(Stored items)
>> Begin

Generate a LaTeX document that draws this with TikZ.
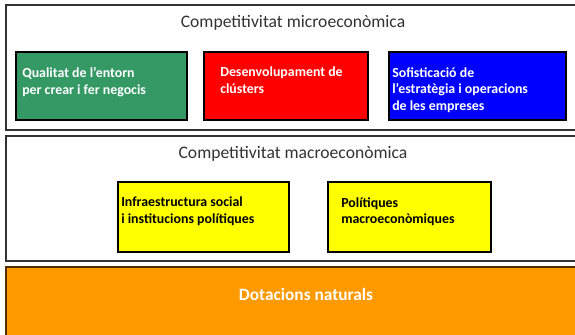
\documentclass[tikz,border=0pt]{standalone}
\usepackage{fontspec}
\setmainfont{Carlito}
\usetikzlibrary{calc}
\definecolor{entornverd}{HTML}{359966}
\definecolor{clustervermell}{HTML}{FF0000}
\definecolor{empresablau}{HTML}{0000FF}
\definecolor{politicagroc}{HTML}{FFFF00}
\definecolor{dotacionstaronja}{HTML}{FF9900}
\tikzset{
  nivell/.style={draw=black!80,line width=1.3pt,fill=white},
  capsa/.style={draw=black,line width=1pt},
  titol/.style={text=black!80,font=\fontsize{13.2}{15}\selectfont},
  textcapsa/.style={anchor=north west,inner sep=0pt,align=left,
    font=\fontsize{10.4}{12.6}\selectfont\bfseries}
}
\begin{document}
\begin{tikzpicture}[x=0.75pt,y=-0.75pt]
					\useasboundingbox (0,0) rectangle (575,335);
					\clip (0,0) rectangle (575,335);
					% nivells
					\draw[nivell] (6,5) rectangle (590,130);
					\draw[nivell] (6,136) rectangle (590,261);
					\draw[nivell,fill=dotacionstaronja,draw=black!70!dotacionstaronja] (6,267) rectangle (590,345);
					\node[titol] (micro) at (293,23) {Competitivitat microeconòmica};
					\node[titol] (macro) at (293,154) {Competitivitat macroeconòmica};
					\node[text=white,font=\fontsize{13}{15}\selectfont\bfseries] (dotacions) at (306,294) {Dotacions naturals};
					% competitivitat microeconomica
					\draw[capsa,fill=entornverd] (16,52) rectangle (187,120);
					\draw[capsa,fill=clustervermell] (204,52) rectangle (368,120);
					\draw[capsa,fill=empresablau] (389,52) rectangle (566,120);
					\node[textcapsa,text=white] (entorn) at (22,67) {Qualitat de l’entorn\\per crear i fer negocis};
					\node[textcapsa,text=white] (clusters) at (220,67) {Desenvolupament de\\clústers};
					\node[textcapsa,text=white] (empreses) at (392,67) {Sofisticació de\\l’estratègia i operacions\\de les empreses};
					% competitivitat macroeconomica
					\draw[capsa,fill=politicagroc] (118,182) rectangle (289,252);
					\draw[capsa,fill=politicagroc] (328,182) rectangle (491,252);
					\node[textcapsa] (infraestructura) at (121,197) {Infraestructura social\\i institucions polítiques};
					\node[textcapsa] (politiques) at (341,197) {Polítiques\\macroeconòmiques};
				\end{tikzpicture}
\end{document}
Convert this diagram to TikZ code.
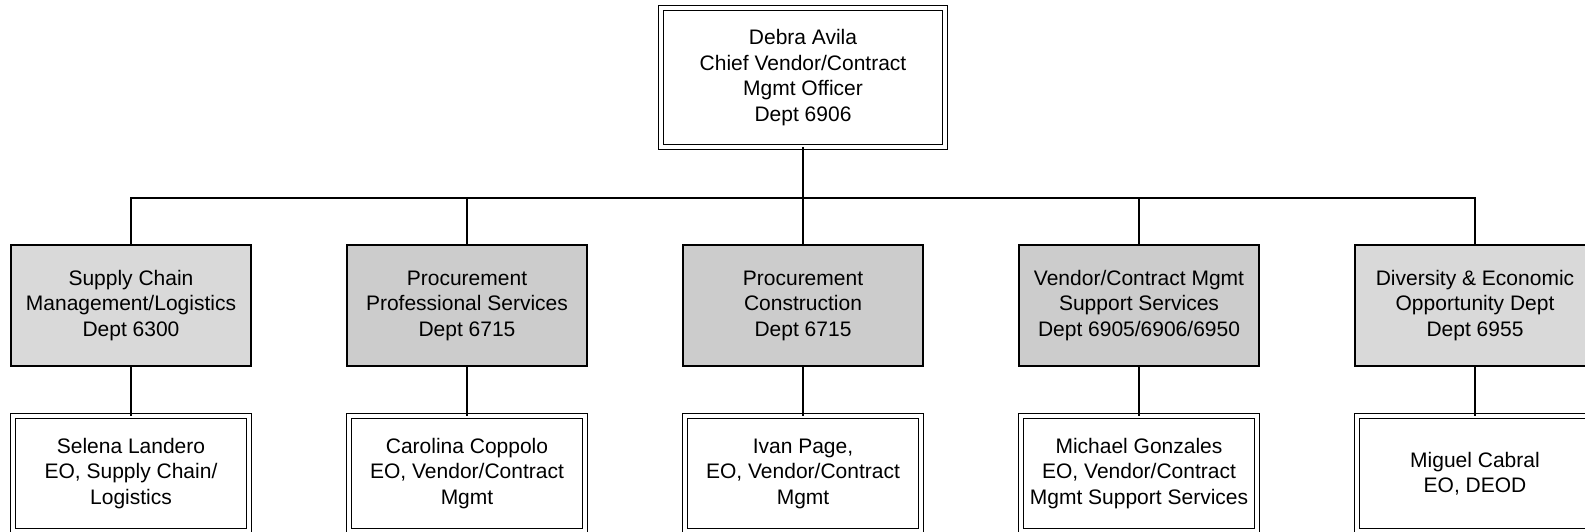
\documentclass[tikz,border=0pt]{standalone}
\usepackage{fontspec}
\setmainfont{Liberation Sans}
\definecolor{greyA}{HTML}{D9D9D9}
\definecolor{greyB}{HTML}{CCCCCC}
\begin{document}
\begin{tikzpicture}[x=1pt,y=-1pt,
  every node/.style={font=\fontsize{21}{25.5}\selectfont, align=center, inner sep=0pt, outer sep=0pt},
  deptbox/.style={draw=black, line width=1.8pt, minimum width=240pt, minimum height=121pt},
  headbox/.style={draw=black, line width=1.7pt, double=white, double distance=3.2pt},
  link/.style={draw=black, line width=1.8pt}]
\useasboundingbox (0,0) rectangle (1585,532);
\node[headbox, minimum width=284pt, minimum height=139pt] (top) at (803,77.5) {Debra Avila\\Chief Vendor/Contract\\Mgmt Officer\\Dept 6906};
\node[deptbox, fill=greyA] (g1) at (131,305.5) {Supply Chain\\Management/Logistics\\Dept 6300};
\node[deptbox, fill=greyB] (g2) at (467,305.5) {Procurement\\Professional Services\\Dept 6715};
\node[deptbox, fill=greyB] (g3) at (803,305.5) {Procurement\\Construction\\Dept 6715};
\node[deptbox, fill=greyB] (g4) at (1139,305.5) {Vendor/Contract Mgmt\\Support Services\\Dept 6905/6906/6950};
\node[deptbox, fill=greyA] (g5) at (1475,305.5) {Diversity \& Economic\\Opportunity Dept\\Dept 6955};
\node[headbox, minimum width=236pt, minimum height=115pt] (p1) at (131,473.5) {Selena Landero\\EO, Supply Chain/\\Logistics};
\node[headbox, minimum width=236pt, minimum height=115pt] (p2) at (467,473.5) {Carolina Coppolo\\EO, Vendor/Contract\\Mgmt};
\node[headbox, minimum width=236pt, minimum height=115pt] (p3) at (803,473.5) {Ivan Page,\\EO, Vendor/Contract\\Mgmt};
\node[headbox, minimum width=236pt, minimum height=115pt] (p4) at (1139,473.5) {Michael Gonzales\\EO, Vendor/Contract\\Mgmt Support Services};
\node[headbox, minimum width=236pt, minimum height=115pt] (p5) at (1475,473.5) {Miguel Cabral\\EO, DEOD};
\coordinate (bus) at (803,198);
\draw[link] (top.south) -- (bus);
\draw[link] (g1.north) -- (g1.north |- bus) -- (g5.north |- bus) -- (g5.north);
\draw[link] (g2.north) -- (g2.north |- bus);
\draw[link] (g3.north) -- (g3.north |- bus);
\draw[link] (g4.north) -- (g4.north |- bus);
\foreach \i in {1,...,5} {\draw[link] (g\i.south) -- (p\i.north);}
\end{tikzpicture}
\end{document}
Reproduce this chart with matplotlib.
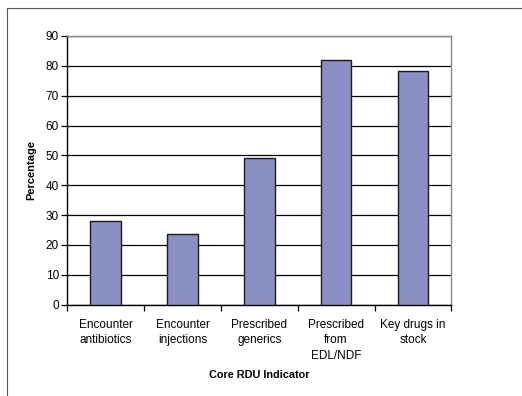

>> End

Write out all the entries exactly, except for the pictures.

• Output of the exercise:
Generate a LaTeX document that draws this with TikZ.
\documentclass[tikz,border=0pt]{standalone}
\usepackage{fontspec}
\setmainfont{Carlito}
\usetikzlibrary{calc}
\definecolor{entornverd}{HTML}{359966}
\definecolor{clustervermell}{HTML}{FF0000}
\definecolor{empresablau}{HTML}{0000FF}
\definecolor{politicagroc}{HTML}{FFFF00}
\definecolor{dotacionstaronja}{HTML}{FF9900}
\tikzset{
  nivell/.style={draw=black!80,line width=1.3pt,fill=white},
  capsa/.style={draw=black,line width=1pt},
  titol/.style={text=black!80,font=\fontsize{13.2}{15}\selectfont},
  textcapsa/.style={anchor=north west,inner sep=0pt,align=left,
    font=\fontsize{10.4}{12.6}\selectfont\bfseries}
}
\begin{document}
\begin{tikzpicture}[x=0.75pt,y=-0.75pt]
					\useasboundingbox (0,0) rectangle (575,335);
					\clip (0,0) rectangle (575,335);
					% nivells
					\draw[nivell] (6,5) rectangle (590,130);
					\draw[nivell] (6,136) rectangle (590,261);
					\draw[nivell,fill=dotacionstaronja,draw=black!70!dotacionstaronja] (6,267) rectangle (590,345);
					\node[titol] (micro) at (293,23) {Competitivitat microeconòmica};
					\node[titol] (macro) at (293,154) {Competitivitat macroeconòmica};
					\node[text=white,font=\fontsize{13}{15}\selectfont\bfseries] (dotacions) at (306,294) {Dotacions naturals};
					% competitivitat microeconomica
					\draw[capsa,fill=entornverd] (16,52) rectangle (187,120);
					\draw[capsa,fill=clustervermell] (204,52) rectangle (368,120);
					\draw[capsa,fill=empresablau] (389,52) rectangle (566,120);
					\node[textcapsa,text=white] (entorn) at (22,67) {Qualitat de l’entorn\\per crear i fer negocis};
					\node[textcapsa,text=white] (clusters) at (220,67) {Desenvolupament de\\clústers};
					\node[textcapsa,text=white] (empreses) at (392,67) {Sofisticació de\\l’estratègia i operacions\\de les empreses};
					% competitivitat macroeconomica
					\draw[capsa,fill=politicagroc] (118,182) rectangle (289,252);
					\draw[capsa,fill=politicagroc] (328,182) rectangle (491,252);
					\node[textcapsa] (infraestructura) at (121,197) {Infraestructura social\\i institucions polítiques};
					\node[textcapsa] (politiques) at (341,197) {Polítiques\\macroeconòmiques};
				\end{tikzpicture}
\end{document}
Convert this diagram to TikZ code.
\documentclass[tikz,border=0pt]{standalone}
\usepackage{fontspec}
\setmainfont{Liberation Sans}
\definecolor{greyA}{HTML}{D9D9D9}
\definecolor{greyB}{HTML}{CCCCCC}
\begin{document}
\begin{tikzpicture}[x=1pt,y=-1pt,
  every node/.style={font=\fontsize{21}{25.5}\selectfont, align=center, inner sep=0pt, outer sep=0pt},
  deptbox/.style={draw=black, line width=1.8pt, minimum width=240pt, minimum height=121pt},
  headbox/.style={draw=black, line width=1.7pt, double=white, double distance=3.2pt},
  link/.style={draw=black, line width=1.8pt}]
\useasboundingbox (0,0) rectangle (1585,532);
\node[headbox, minimum width=284pt, minimum height=139pt] (top) at (803,77.5) {Debra Avila\\Chief Vendor/Contract\\Mgmt Officer\\Dept 6906};
\node[deptbox, fill=greyA] (g1) at (131,305.5) {Supply Chain\\Management/Logistics\\Dept 6300};
\node[deptbox, fill=greyB] (g2) at (467,305.5) {Procurement\\Professional Services\\Dept 6715};
\node[deptbox, fill=greyB] (g3) at (803,305.5) {Procurement\\Construction\\Dept 6715};
\node[deptbox, fill=greyB] (g4) at (1139,305.5) {Vendor/Contract Mgmt\\Support Services\\Dept 6905/6906/6950};
\node[deptbox, fill=greyA] (g5) at (1475,305.5) {Diversity \& Economic\\Opportunity Dept\\Dept 6955};
\node[headbox, minimum width=236pt, minimum height=115pt] (p1) at (131,473.5) {Selena Landero\\EO, Supply Chain/\\Logistics};
\node[headbox, minimum width=236pt, minimum height=115pt] (p2) at (467,473.5) {Carolina Coppolo\\EO, Vendor/Contract\\Mgmt};
\node[headbox, minimum width=236pt, minimum height=115pt] (p3) at (803,473.5) {Ivan Page,\\EO, Vendor/Contract\\Mgmt};
\node[headbox, minimum width=236pt, minimum height=115pt] (p4) at (1139,473.5) {Michael Gonzales\\EO, Vendor/Contract\\Mgmt Support Services};
\node[headbox, minimum width=236pt, minimum height=115pt] (p5) at (1475,473.5) {Miguel Cabral\\EO, DEOD};
\coordinate (bus) at (803,198);
\draw[link] (top.south) -- (bus);
\draw[link] (g1.north) -- (g1.north |- bus) -- (g5.north |- bus) -- (g5.north);
\draw[link] (g2.north) -- (g2.north |- bus);
\draw[link] (g3.north) -- (g3.north |- bus);
\draw[link] (g4.north) -- (g4.north |- bus);
\foreach \i in {1,...,5} {\draw[link] (g\i.south) -- (p\i.north);}
\end{tikzpicture}
\end{document}
Reproduce this chart with matplotlib.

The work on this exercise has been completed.